+++ Records provided +++

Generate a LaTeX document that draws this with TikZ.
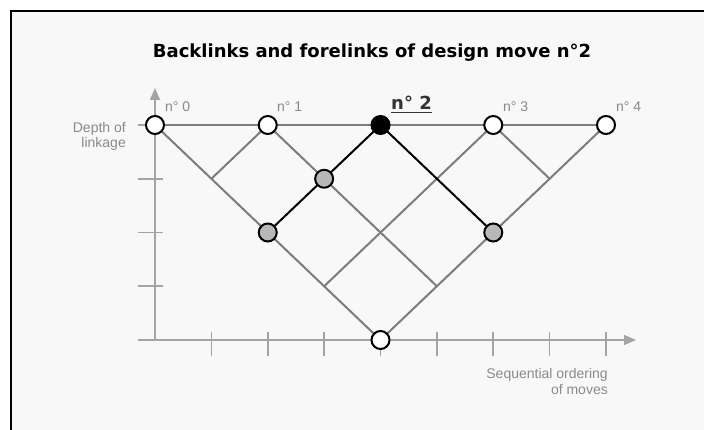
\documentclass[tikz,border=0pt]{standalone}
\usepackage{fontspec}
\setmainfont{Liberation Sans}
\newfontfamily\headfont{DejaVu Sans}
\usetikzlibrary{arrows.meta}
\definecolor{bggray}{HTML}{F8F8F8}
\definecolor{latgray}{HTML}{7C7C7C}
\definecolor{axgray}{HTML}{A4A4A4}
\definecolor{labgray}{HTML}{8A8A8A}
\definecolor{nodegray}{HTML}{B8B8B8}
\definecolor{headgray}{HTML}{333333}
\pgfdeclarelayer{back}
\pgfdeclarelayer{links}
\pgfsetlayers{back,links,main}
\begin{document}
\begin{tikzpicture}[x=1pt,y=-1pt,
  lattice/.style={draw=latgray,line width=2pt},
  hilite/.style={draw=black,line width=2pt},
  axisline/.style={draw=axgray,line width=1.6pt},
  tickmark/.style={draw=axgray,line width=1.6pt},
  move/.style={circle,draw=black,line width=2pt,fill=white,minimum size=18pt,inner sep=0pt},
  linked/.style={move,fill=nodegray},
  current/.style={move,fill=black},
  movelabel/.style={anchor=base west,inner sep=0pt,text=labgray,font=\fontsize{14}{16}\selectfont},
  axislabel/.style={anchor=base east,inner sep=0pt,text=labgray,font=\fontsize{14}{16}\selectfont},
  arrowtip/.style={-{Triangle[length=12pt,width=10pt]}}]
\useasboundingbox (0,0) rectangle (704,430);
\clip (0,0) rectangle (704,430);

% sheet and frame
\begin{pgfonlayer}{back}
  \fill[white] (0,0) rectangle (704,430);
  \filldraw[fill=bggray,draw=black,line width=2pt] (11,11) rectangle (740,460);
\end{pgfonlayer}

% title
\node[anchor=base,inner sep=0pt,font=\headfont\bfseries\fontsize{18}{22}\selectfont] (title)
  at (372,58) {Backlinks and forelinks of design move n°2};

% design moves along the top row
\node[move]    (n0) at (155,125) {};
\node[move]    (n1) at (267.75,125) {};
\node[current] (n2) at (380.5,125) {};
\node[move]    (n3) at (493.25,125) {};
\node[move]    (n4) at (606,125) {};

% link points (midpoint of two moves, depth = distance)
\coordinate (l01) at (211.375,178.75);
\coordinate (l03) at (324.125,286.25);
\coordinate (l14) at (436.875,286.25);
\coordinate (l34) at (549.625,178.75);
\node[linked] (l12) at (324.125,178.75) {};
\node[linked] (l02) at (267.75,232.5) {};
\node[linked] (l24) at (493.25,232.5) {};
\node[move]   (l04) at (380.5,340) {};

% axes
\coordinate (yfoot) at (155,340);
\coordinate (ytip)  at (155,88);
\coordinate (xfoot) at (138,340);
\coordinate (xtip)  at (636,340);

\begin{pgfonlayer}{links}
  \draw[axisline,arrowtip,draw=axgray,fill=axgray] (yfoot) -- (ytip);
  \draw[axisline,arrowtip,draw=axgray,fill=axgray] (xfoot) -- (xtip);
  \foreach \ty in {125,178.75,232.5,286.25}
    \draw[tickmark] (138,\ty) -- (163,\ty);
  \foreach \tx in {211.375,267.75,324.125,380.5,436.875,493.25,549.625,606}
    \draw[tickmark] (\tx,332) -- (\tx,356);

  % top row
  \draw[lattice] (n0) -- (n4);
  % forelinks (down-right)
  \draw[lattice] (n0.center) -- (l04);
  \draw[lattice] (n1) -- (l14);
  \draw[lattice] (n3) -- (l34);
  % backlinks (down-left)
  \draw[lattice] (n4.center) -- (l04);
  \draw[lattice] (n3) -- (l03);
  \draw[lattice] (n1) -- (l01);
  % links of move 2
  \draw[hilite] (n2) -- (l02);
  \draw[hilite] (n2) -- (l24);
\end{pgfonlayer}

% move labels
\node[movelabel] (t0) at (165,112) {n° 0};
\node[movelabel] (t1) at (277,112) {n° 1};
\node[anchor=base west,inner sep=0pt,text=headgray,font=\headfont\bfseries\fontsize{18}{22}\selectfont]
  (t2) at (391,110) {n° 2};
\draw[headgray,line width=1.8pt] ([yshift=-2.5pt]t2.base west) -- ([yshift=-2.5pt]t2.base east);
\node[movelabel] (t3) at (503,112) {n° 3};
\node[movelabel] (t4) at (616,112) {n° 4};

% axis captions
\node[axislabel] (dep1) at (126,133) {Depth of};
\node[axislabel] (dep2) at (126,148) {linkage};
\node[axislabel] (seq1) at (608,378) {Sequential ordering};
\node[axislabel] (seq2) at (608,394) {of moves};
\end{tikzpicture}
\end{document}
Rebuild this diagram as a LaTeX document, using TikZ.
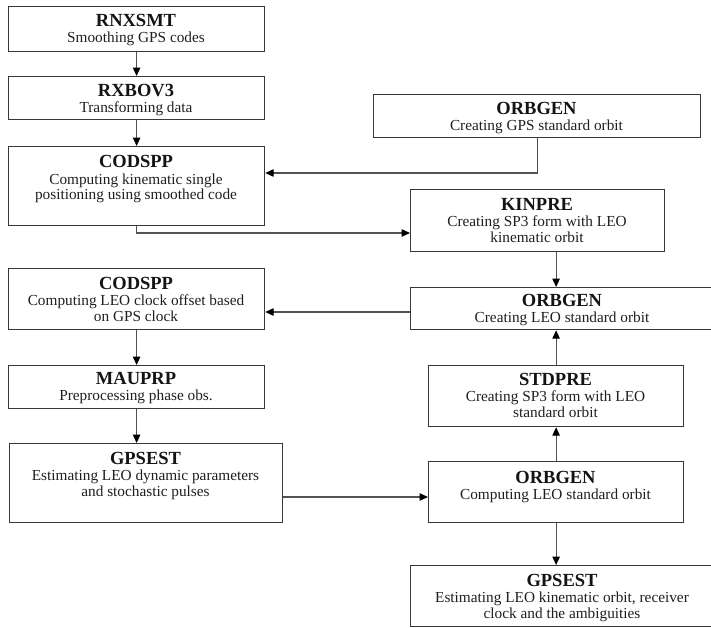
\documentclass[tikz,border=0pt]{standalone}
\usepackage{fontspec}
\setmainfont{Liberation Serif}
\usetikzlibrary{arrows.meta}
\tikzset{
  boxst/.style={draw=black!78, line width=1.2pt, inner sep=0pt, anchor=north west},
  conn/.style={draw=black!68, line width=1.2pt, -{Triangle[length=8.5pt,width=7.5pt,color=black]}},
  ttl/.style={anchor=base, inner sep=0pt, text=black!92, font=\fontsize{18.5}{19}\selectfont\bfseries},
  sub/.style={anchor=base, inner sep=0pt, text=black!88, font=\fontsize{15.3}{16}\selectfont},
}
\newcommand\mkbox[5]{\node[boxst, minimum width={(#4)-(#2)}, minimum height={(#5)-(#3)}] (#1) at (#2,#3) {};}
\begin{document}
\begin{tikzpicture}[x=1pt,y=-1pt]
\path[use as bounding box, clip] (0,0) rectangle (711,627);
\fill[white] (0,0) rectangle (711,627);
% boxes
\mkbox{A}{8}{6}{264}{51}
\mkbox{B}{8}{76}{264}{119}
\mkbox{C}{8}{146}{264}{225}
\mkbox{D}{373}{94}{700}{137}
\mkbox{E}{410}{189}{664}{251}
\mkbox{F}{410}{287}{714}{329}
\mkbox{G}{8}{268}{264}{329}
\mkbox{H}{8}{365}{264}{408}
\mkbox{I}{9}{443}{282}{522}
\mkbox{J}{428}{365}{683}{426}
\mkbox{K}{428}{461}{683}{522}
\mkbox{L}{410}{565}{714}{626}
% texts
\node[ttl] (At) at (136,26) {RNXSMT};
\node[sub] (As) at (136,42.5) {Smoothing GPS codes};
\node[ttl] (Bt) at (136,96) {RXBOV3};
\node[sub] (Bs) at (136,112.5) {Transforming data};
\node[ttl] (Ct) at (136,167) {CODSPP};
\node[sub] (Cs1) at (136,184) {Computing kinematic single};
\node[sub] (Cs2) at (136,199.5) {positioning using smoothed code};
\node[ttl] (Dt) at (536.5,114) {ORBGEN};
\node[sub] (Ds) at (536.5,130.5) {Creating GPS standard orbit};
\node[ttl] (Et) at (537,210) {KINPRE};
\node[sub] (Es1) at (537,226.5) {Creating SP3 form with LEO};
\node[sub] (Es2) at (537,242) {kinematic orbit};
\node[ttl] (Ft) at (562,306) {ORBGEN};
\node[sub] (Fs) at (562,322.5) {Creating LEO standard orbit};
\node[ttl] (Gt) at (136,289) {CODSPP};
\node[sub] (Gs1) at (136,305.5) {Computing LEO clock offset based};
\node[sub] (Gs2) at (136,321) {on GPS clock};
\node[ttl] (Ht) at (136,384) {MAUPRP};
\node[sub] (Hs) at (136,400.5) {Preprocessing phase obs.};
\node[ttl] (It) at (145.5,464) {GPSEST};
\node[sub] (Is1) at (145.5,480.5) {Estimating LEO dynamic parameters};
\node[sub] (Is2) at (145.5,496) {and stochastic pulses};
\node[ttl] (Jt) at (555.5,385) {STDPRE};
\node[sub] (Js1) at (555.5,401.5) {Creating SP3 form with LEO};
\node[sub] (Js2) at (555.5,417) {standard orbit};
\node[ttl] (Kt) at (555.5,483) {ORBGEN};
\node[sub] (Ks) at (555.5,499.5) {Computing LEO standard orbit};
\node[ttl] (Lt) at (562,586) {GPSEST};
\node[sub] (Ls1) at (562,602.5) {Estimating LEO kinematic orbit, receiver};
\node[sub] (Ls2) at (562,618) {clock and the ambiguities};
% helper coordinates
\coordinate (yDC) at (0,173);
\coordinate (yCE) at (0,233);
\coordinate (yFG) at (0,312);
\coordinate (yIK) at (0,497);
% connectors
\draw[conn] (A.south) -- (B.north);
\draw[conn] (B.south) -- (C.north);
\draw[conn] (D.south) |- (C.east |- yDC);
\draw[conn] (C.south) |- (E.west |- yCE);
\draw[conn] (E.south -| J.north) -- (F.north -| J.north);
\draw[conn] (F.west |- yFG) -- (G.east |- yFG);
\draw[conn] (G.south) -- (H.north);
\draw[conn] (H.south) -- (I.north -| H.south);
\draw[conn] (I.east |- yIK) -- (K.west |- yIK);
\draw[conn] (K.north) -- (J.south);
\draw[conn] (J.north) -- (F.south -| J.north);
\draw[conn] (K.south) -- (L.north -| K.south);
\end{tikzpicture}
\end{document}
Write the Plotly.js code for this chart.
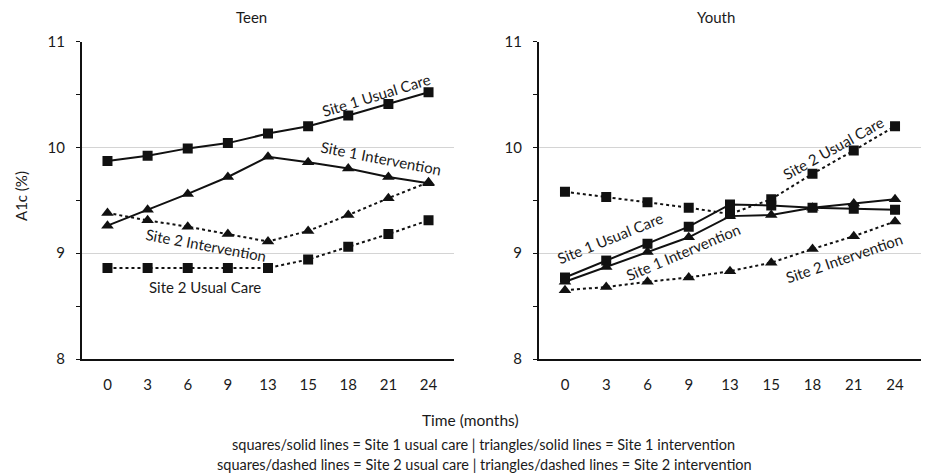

+++

■ **Task brief**
Pick every line with "LaTeX" in it and copy it.

■ **The result**
Generate a LaTeX document that draws this with TikZ.
Rebuild this diagram as a LaTeX document, using TikZ.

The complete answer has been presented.